Throughout the Gospels, Jesus has this tendency to not answer questions directly. His statements seem to be disconnected from the questions people ask. I find this unsettling, and always have.
In Acts 1, I see a similar picture. The disciples after having spent some time with the resurrected Jesus, ask “Are you going to restore the kingdom to Israel now?” It’s a political question with spiritual underpinnings…
But Jesus doesn’t really answer the question. He refocuses the disciples on the issue that is important. That the Holy Spirit is coming and the disciples are to be Jesus’s witness. By his response, I get the impression that the disciples have asked the wrong question at this crucial moment.

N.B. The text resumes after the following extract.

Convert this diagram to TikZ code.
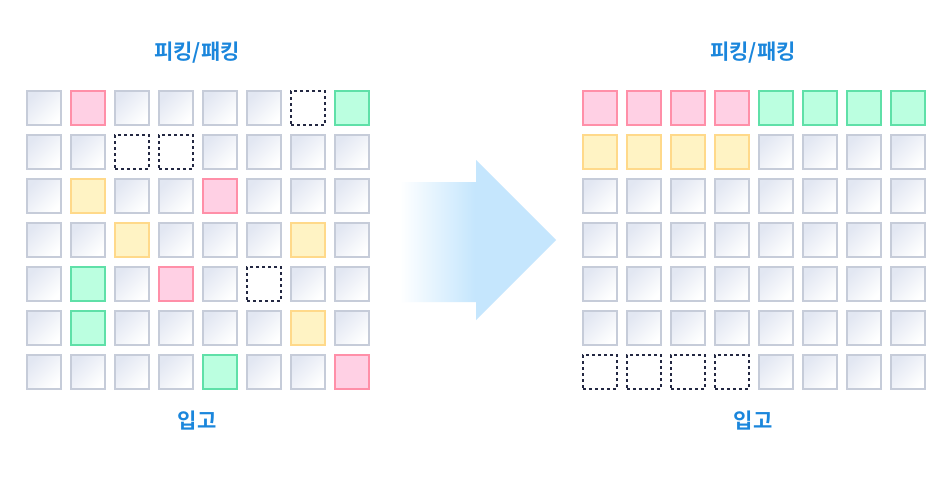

When I’ve journaled or talked about the disciples in the past, I’ve usually been pretty critical of the lot. But, I’m realizing more and more how like them I am. How often am I so caught up in myself that I’m asking the wrong questions? It’s easy to talk a big game about what I’d do, but quite another matter to be living the talk.
I’m finding that I tend to ask the wrong questions, and then be aggravated when God doesn’t give me the answer I want. Part of the problem is that I’m overanalytical and I make things more complicated than they are. Partly I’m selfish and want the world to work the way I think it should. Mostly I’m just human and trying to make sense of my reality.